When my family moved from southwestern Ohio to northern Virginia in January 1963, it was the oddest sort of culture shock.
We were right in the middle of the Civil War centennial, which meant almost nothing in Ohio but was sort of a big deal in Virginia. In fact, the house my parents had purchased was in a subdivision that was sort of about the Civil War, or the War Between the States, as they called it in Virginia.
The neighborhood was called Mosby Woods.
Still is, in fact, although there seems to be a movement to change it.
It has become part of the drive to get rid of everything in the South that is seen as honoring the Confederacy. And I suppose Mosby Woods falls into that category, if only for the names of two of its streets – Plantation Parkway and Confederate Lane.
But there are plenty of others that have nothing to do with honoring the South. Two streets named after battles – Antietam and Shiloh – were Union victories, and if you were to tell anyone in Georgia “Sherman Street” honored the Confederacy, you wouldn’t be believed.
Another street name after a person makes no sense at all. Tecumseh was a Native American chief who died in 1813. Maybe the folks naming the street got confused because he formed a confederacy of tribes.
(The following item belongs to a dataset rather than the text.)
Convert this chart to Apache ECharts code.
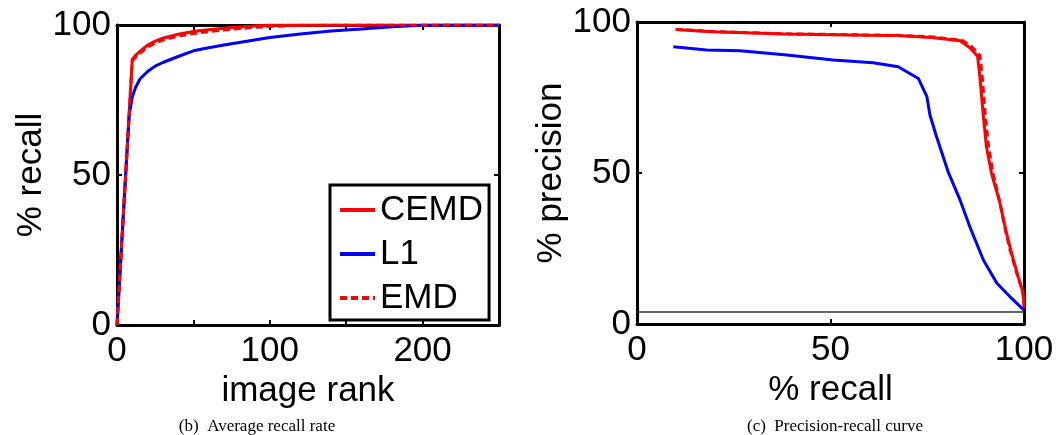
<!DOCTYPE html>
<html><head><meta charset="utf-8">
<script src="https://cdn.jsdelivr.net/npm/echarts@6/dist/echarts.min.js"></script>
<style>html,body{margin:0;padding:0;background:#fff}#c{width:1057px;height:435px}</style>
</head><body><div id="c"></div>
<script>
// ---- Left plot: average recall rate ----
const rankX   = [0,2,4,6,8,10,12,15,20,25,30,40,50,60,70,80,90,100,120,140,160,180,200,220,250];
const recCEMD = [0,17.7,35.4,53,70.8,88.5,89.8,91.2,93.3,94.6,95.6,96.9,97.8,98.4,98.9,99.3,99.7,100,100,100,100,100,100,100,100];
const recL1   = [0,17.7,35.4,53,70,76,79,82,84.5,86.3,87.5,89.5,91.4,92.4,93.3,94.2,95,95.8,97,98,98.7,99.4,99.9,100,100];
const recEMD  = [0,17.7,35.4,53,70.8,88,89.2,90.6,92.6,94.0,95.0,96.3,97.2,97.8,98.3,98.8,99.2,99.5,99.9,100,100,100,100,100,100];
const leftXTicks = [0,100,200];
const yTicks = [0,50,100];

// ---- Right plot: precision-recall ----
const prCEMDRecall    = [10,19,28,38,50,60,67,76,83.5,86,88,88.6,89.5,90.3,91.6,93.8,95.5,96.8,98.5,99.8,100];
const prCEMDPrecision = [97.5,96.8,96.4,96.0,95.8,95.6,95.5,94.9,93.8,91.5,88.7,81.9,68.7,58.7,49.9,40,30,23.4,15.7,10.2,5.2];
const prEMDRecall     = [10,19,28,38,50,60,67,76,84,86.5,88.6,89.2,90,90.8,92.0,93.8,95.2,96.5,98.2,99.6,100];
const prEMDPrecision  = [97.6,96.9,96.5,96.1,95.9,95.7,95.6,95.1,94.0,91.8,89.0,82.0,69.0,59.0,50.0,40,31,24,16.5,11,7];
const prL1Recall      = [9.4,18,26.6,38.7,50.7,61,67.5,72.7,74.9,75.7,77.4,80.4,83.5,86,89.5,93,96.4,100];
const prL1Precision   = [91.8,90.7,90.5,89.1,87.4,86.5,85.2,81.3,75.3,69.2,62,50.4,41,32.2,21.2,13.5,9,4.6];
const baselineX = [0,100];
const baselineY = [4,4];
const rightXTicks = [0,50,100];

const zip = (a,b) => a.map((v,i)=>[v,b[i]]);
const FONT = 'Liberation Sans, Arial, sans-serif';
const FS = 35;
const RED = '#ff0000', BLUE = '#0000ff';

function mainX(gi, max, interval, name, ticks){
  return {type:'value', gridIndex:gi, min:0, max:max, interval:interval, position:'bottom',
    name:name, nameLocation:'middle', nameGap:45,
    nameTextStyle:{fontFamily:FONT,fontSize:FS,color:'#000'},
    axisLine:{show:true,onZero:false,lineStyle:{color:'#000',width:3}},
    axisTick:{show:true,inside:true,length:5,lineStyle:{color:'#000',width:2}},
    axisLabel:{show:true,fontFamily:FONT,fontSize:FS,color:'#000',margin:9,
      formatter:v=> ticks.includes(v)?String(v):''},
    splitLine:{show:false}};
}
function topX(gi,max,interval){
  return {type:'value', gridIndex:gi, min:0, max:max, interval:interval, position:'top',
    axisLine:{show:true,onZero:false,lineStyle:{color:'#000',width:3}},
    axisTick:{show:true,inside:true,length:5,lineStyle:{color:'#000',width:2}},
    axisLabel:{show:false}, splitLine:{show:false}};
}
function mainY(gi,name,gap){
  return {type:'value', gridIndex:gi, min:0, max:100, interval:50, position:'left',
    name:name, nameLocation:'middle', nameGap:gap, nameRotate:90,
    nameTextStyle:{fontFamily:FONT,fontSize:FS,color:'#000'},
    axisLine:{show:true,onZero:false,lineStyle:{color:'#000',width:3}},
    axisTick:{show:true,inside:true,length:5,lineStyle:{color:'#000',width:2}},
    axisLabel:{show:true,fontFamily:FONT,fontSize:FS,color:'#000',margin:6},
    splitLine:{show:false}};
}
function rightY(gi){
  return {type:'value', gridIndex:gi, min:0, max:100, interval:50, position:'right',
    axisLine:{show:true,onZero:false,lineStyle:{color:'#000',width:3}},
    axisTick:{show:true,inside:true,length:5,lineStyle:{color:'#000',width:2}},
    axisLabel:{show:false}, splitLine:{show:false}};
}
function line(name,xi,yi,data,color,dashed){
  return {name:name,type:'line',xAxisIndex:xi,yAxisIndex:yi,data:data,symbol:'none',
    lineStyle:{color:color,width:3,type:dashed?[7,4]:'solid'},itemStyle:{color:color},
    animation:false,z:3};
}

const chart = echarts.init(document.getElementById('c'));
chart.setOption({
  backgroundColor:'#fff',
  animation:false,
  grid:[
    {left:117,top:25,width:382,height:300,containLabel:false},
    {left:637,top:22,width:387,height:302,containLabel:false}
  ],
  xAxis:[
    mainX(0,250,50,'image rank',leftXTicks),
    topX(0,250,50),
    mainX(1,100,50,'% recall',rightXTicks),
    topX(1,100,50)
  ],
  yAxis:[
    mainY(0,'% recall',67),
    rightY(0),
    mainY(1,'% precision',67),
    rightY(1)
  ],
  legend:{
    show:true, orient:'vertical', left:330, top:185,
    data:['CEMD','L1','EMD'],
    itemWidth:35, itemHeight:14, itemGap:4,
    padding:[5,6,2,8],
    itemStyle:{opacity:0},
    lineStyle:{width:4},
    borderColor:'#000', borderWidth:3, backgroundColor:'#fff',
    textStyle:{fontFamily:FONT,fontSize:FS,color:'#000',lineHeight:40},
    selectedMode:false
  },
  title:[
    {text:'(b)  Average recall rate', left:252, top:413, textAlign:'center',
      textStyle:{fontFamily:'Liberation Serif, Times New Roman, serif',fontSize:17,fontWeight:'normal',color:'#000'}},
    {text:'(c)  Precision-recall curve', left:830, top:413, textAlign:'center',
      textStyle:{fontFamily:'Liberation Serif, Times New Roman, serif',fontSize:17,fontWeight:'normal',color:'#000'}}
  ],
  series:[
    line('CEMD',0,0,zip(rankX,recCEMD),RED,false),
    line('L1',0,0,zip(rankX,recL1),BLUE,false),
    line('EMD',0,0,zip(rankX,recEMD),RED,true),
    {name:'baseline',type:'line',xAxisIndex:2,yAxisIndex:2,data:zip(baselineX,baselineY),symbol:'none',
      lineStyle:{color:'#333',width:1.5},animation:false,z:2},
    line('CEMD',2,2,zip(prCEMDRecall,prCEMDPrecision),RED,false),
    line('L1',2,2,zip(prL1Recall,prL1Precision),BLUE,false),
    line('EMD',2,2,zip(prEMDRecall,prEMDPrecision),RED,true)
  ]
});
</script></body></html>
Or maybe, just maybe, they were being really sly. You see, Tecumseh was General Sherman’s middle name.
Seriously, though, there isn’t that much in the street names to offend people. I grew up on Atlanta Street, and my only regret was that Sherman Street didn’t intersect with us.
I suppose one problem difficult to cure is the name of the subdivision itself.
Mosby Woods.
John Singleton Mosby was a Virginia attorney who became famous as the leader of a guerilla unit that operated against Union troops in Northern Virginia. He was called the Gray Ghost for his ability to slip in and out of sight and was very effective for much of the war.
He hadn’t been a slaveholder. In fact, he disapproved of slavery, and in the half century he lived after the war was outspoken in his belief that the so-called “Lost Cause” had been less about states’ rights than about the right to own slaves.
Indeed, in 1894 he wrote to a former comrade that it was a waste of both money and time to erect monuments to Confederate heroes. He became an outcast in the South for supporting the Republican Party and he left Virginia for Washington, D.C., where he lived for the last 40 years of his life.
So why had he joined the Confederacy at all? Pretty much for the same reason Robert E. Lee did. Mosby considered himself a Virginian first and an American second.
It’s all part of a much bigger issue. How do we decide which historical figures are worthy of having statues erected to them or places named after them?
You see, there really isn’t anyone who doesn’t offend someone.
And even the ones who offend nearly everyone sometimes have reasons to keep their names. When John Lewis died last month, people suggested that the Selma bridge he had crossed in 1965 should be renamed for him.
The Edmund Pettus Bridge over the Alabama River had been named for a famous Ku Klux Klansman, and folks suggested it would be a double mitzvah to change it. But changing it at this point might just be confusing.
John Lewis was famous for crossing the John Lewis Bridge?
Well, the winners write history.
But it gets more and more ridiculous the further they take it. Twenty years ago, at the turning of the millennium, historians called Thomas Jefferson the greatest mind of the 18th Century.
He wrote maybe the most important line ever written.
“We hold these truths to be self-evident, that all men are created equal, that they are endowed by their Creator with certain unalienable rights, that among these are Life, Liberty and the pursuit of Happiness.”
Yes, Jefferson had flaws.
Major flaws.
He was, after all, a man of his time. He owned slaves and he had children with at least one of them. But in a world that still believed in the divine right of kings, Jefferson told the world that average people should have the right to determine their own destiny.
So do we tear down the Jefferson Memorial? Do we demolish the Washington Monument? After all, George owned slaves.
To me that’s an easy call. None of the Founding Fathers were traitors to the country and all believed in the potential greatness of the United States of America.
As for Mosby Woods, we can certainly change a couple of street names without reinventing the wheel.
There are good words that can fit a Southern motif. Magnolia, for example. Or Palmetto. Maybe even Pontchartrain.
If it matters to have them named after people, folks like Jimmy Carter shouldn’t offend anyone. If you want to go offbeat, how about Georgia native Oliver Hardy?
It shouldn’t be that big a deal.
There really are other problems a lot more worthy of our time.